Each year after my return from two weeks in the country for deer season, Mom held off for a few days until her patience was exhausted before finally telling me, “You know how to speak English. It is time for you to resume doing so.”

Not all West Virginians speak alike, as I discovered in college when I dated a girl from Princeton, which is next door to Bluefield and as far south in West Virginia as you can get.

Her brand of English more closely resembled that of a southwestern Virginian. Many of the words in her vocabulary contained one more syllable than I was accustomed to hearing, usually an “uh” sound.

My first name, as it came from her attractive lips, was pronounced “Jee-uhm,” and she lived in “Pree-uhnce-ton,” rather than “Princeton.”

Never having been one to leave well enough alone, I sometimes began to ta-uhlk the way she dee-uhd, and it rarely failed to get her day-uhnder u-uhp.

“Naow, youall stop thay-uht!” she’d protest, after whee-uch Ah wou-uhd behave untee-uhl the nay-uxt tahm. (You think it’s easy to write in someone else’s accay-uhnt? Just trah ee-uht.)

When I went to visit her in Pree-uhnce-ton, her parents greeted me with a decided lack of southern friendliness that had me puzzled until she explained.

“They thee-uhnk youall are a hee-uhppy,” she gasped between snickers the first time we were alone.

My hair was considerably shorter than it appears in the accompanying outdated picture of me, and I was clean-shaven. However, even though I was from West Virginia, I became suspect because this was 1969, there were no whitewalls over my ears, my sideburns were longer than even my own father was comfortable with, and I was a student at a big university where there were, in fact, hippies.

I told her I would take it from there. The first chance I got, I began talking to her father about squirrel hunting and the fact that his neighbor’s 1965 Chevelle was one of only about 200 that came from the factory with a 396 cubic-inch engine, and that’s all it took.

Being bilingual (so to speak) gives me an idea of what I might do when I go to Gettysburg with my buddies who do living history. They talk about the battle with tourists who come to have their pictures taken with a vintage cannon and two guys in authentic Union Army lieutenants’ uniforms.

Tourists frequently ask them about the cannon and ... well, we’ll get to that later. I’d have to wear some kind of uniform, but should it be blue or gray? I had relatives in both armies and have found a solution that will honor all of them.

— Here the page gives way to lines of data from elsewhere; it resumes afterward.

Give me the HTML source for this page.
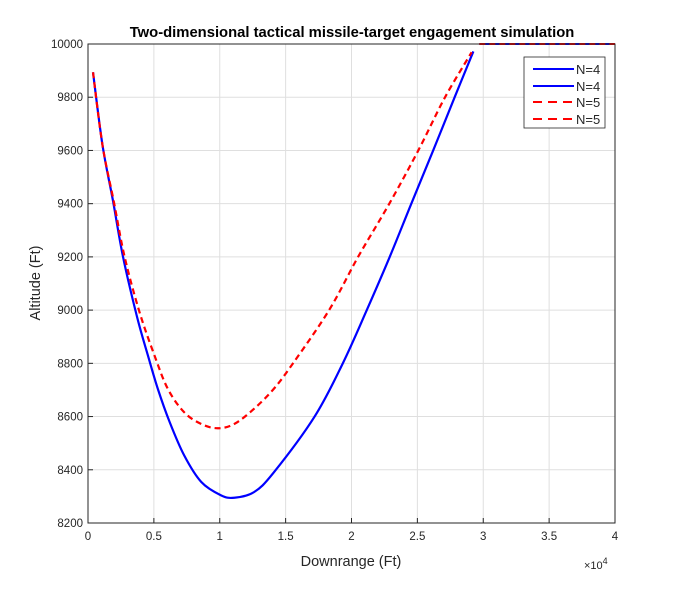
<!DOCTYPE html>
<html><head><meta charset="utf-8"><style>
body{margin:0;background:#fff;}
svg text{font-family:"Liberation Sans",sans-serif;fill:#262626;}
</style></head><body>
<svg id="chart" width="681" height="590" viewBox="0 0 681 590">
<rect x="0" y="0" width="681" height="590" fill="#fff"/>
<text x="352" y="37" text-anchor="middle" font-size="14.8" font-weight="bold" style="fill:#000">Two-dimensional tactical missile-target engagement simulation</text>
<g id="grid"></g>
<g id="series"></g>
<rect x="88" y="44" width="527" height="479" fill="none" stroke="#262626" stroke-width="1"/>
<g id="ticks"></g>
<text x="351" y="566" text-anchor="middle" font-size="14.5">Downrange (Ft)</text>
<text transform="translate(40,283) rotate(-90)" text-anchor="middle" font-size="14.5">Altitude (Ft)</text>
<text x="584" y="569" font-size="11">×10<tspan dy="-5" font-size="9">4</tspan></text>
<g>
<rect x="524" y="57" width="81" height="71" fill="#fff" stroke="#262626" stroke-width="0.8"/>
<line x1="533" y1="69" x2="574" y2="69" stroke="#0000ff" stroke-width="2"/>
<text x="576" y="74" font-size="13">N=4</text>
<line x1="533" y1="86" x2="574" y2="86" stroke="#0000ff" stroke-width="2"/>
<text x="576" y="91" font-size="13">N=4</text>
<line x1="533" y1="102" x2="574" y2="102" stroke="#ff0000" stroke-width="2" stroke-dasharray="9,6"/>
<text x="576" y="107" font-size="13">N=5</text>
<line x1="533" y1="119" x2="574" y2="119" stroke="#ff0000" stroke-width="2" stroke-dasharray="9,6"/>
<text x="576" y="124" font-size="13">N=5</text>
</g>
</svg>
<script>
const xTicks=[0,0.5,1,1.5,2,2.5,3,3.5,4];
const xTickLabels=["0","0.5","1","1.5","2","2.5","3","3.5","4"];
const yTicks=[8200,8400,8600,8800,9000,9200,9400,9600,9800,10000];
const yTickLabels=["8200","8400","8600","8800","9000","9200","9400","9600","9800","10000"];
const n4X=[0.038,0.11,0.19,0.266,0.372,0.455,0.53,0.62,0.73,0.86,1.01,1.11,1.26,1.41,1.72,1.934,2.116,2.29,2.454,2.62,2.783,2.925];
const n4Y=[9894,9620,9410,9200,8975,8829,8704,8579,8454,8354,8304,8295,8316,8390,8600,8800,9000,9200,9400,9600,9800,9972];
const n5X=[0.038,0.11,0.195,0.278,0.39,0.505,0.606,0.73,0.86,0.985,1.11,1.26,1.41,1.556,1.83,2.05,2.287,2.507,2.71,2.912];
const n5Y=[9894,9620,9410,9200,8994,8829,8704,8616,8572,8556,8572,8629,8704,8800,9000,9200,9400,9600,9800,9969];
const targetX=[2.97,4];
const targetY=[10000,10000];

const X0=88,X1=615,Y0=523,Y1=44;
function sx(v){return X0+(v-0)/(4-0)*(X1-X0);}
function sy(v){return Y0-(v-8200)/(10000-8200)*(Y0-Y1);}
const NS="http://www.w3.org/2000/svg";
const grid=document.getElementById('grid'),ticks=document.getElementById('ticks'),series=document.getElementById('series');
function mk(tag,attrs,parent){const e=document.createElementNS(NS,tag);for(const k in attrs)e.setAttribute(k,attrs[k]);parent.appendChild(e);return e;}
xTicks.forEach((t,i)=>{
  const x=sx(t);
  const g=mk('line',{x1:x,y1:Y1,x2:x,y2:Y0,stroke:'#dfdfdf','stroke-width':1},grid);
  
  
  const tk=mk('line',{x1:x,y1:Y0,x2:x,y2:Y0-5,stroke:'#262626'},ticks);
  
  
  const tx=mk('text',{x:x,y:Y0+17,'text-anchor':'middle','font-size':11.5},ticks);
  tx.textContent=xTickLabels[i];
  
  
});
yTicks.forEach((t,i)=>{
  const y=sy(t);
  const g=mk('line',{x1:X0,y1:y,x2:X1,y2:y,stroke:'#dfdfdf','stroke-width':1},grid);
  
  
  const tk=mk('line',{x1:X0,y1:y,x2:X0+5,y2:y,stroke:'#262626'},ticks);
  
  
  const tx=mk('text',{x:X0-5,y:y+4,'text-anchor':'end','font-size':11.5},ticks);
  tx.textContent=yTickLabels[i];
  
  
});
function pts(xs,ys){return xs.map((v,i)=>sx(v).toFixed(1)+','+sy(ys[i]).toFixed(1)).join(' ');}
function smooth(xs,ys){
  const p=xs.map((v,i)=>[sx(v),sy(ys[i])]);
  let d='M'+p[0][0]+','+p[0][1];
  for(let i=0;i<p.length-1;i++){
    const p0=p[i-1]||p[i],p1=p[i],p2=p[i+1],p3=p[i+2]||p2;
    const c1=[p1[0]+(p2[0]-p0[0])/6,p1[1]+(p2[1]-p0[1])/6];
    const c2=[p2[0]-(p3[0]-p1[0])/6,p2[1]-(p3[1]-p1[1])/6];
    d+=' C'+c1.join(',')+' '+c2.join(',')+' '+p2.join(',');
  }
  return d;
}
const t1=mk('polyline',{points:pts(targetX,targetY),fill:'none',stroke:'#0000ff','stroke-width':2},series);


const l4=mk('path',{d:smooth(n4X,n4Y),fill:'none',stroke:'#0000ff','stroke-width':2.2},series);


const l5=mk('path',{d:smooth(n5X,n5Y),fill:'none',stroke:'#ff0000','stroke-width':2.2,'stroke-dasharray':'6,4'},series);


const t2=mk('polyline',{points:pts(targetX,targetY),fill:'none',stroke:'#ff0000','stroke-width':2,'stroke-dasharray':'6,4'},series);


</script>
</body></html>
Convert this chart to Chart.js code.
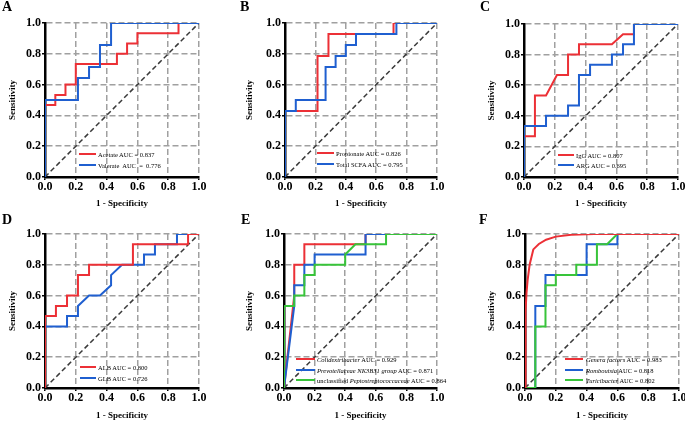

There is also the question of my rank. I have no particular desire to be an officer. I was a sergeant first class in ROTC, so I decided to become a first sergeant because after 42 years I deserve a promotion of some kind. Also, “first sergeant” has a distinguished, grownup ring to it.

Being an noncommissioned officer also means I won’t have to buy belts, boots, swords, pistols or other expensive accoutrements. All I need is a blouse, scruffy-looking shoes and a pair of pants that could have been worn by soldiers in either army.

One day, I’ll wear a homespun blouse and the gray cap of a Confederate soldier, in which case tourists will probably ask what I’m doing in the company of two Union officers. Most will want to know if I’m a prisoner, to which I’ll respond:

“No, ma’am (or ‘suh,’ as the case may be). These heah bluebelly officers ride hosses fo’ a livin’. They don’ know they (beast of burden) from fried meat about this heah field piece. My boys taken enough cannon off’n ’em an’ put ’em to good use, that they reckon Ah kin tell y’all tourists about ’em.”

If someone makes the mistake of calling me “sir,” Ah kin answer that insult the same way any self-respecting sergeant would, by bellowing out, “Don’t call me ‘suh’! Ah WORK fo’ a livin’!”

The next day, I’ll be there in the same pants and shoes, but wearing a white blouse and the blue forage cap of a Union first sergeant.

Should someone ask if I hadn’t been a Confederate the day before, I’ll tell them in language my mother would have approved:

“No, ma’am (or ‘sir,’ as the case may be), the trooper who was here yesterday was my cousin. He and I take turns because these two officers are friends of our family, and they decided this would the only way someone in his uniform could ever make it to the top of this hill.”

If they ask our names, I’ll just tell them mine is Jim ... and his is Jee-uhm.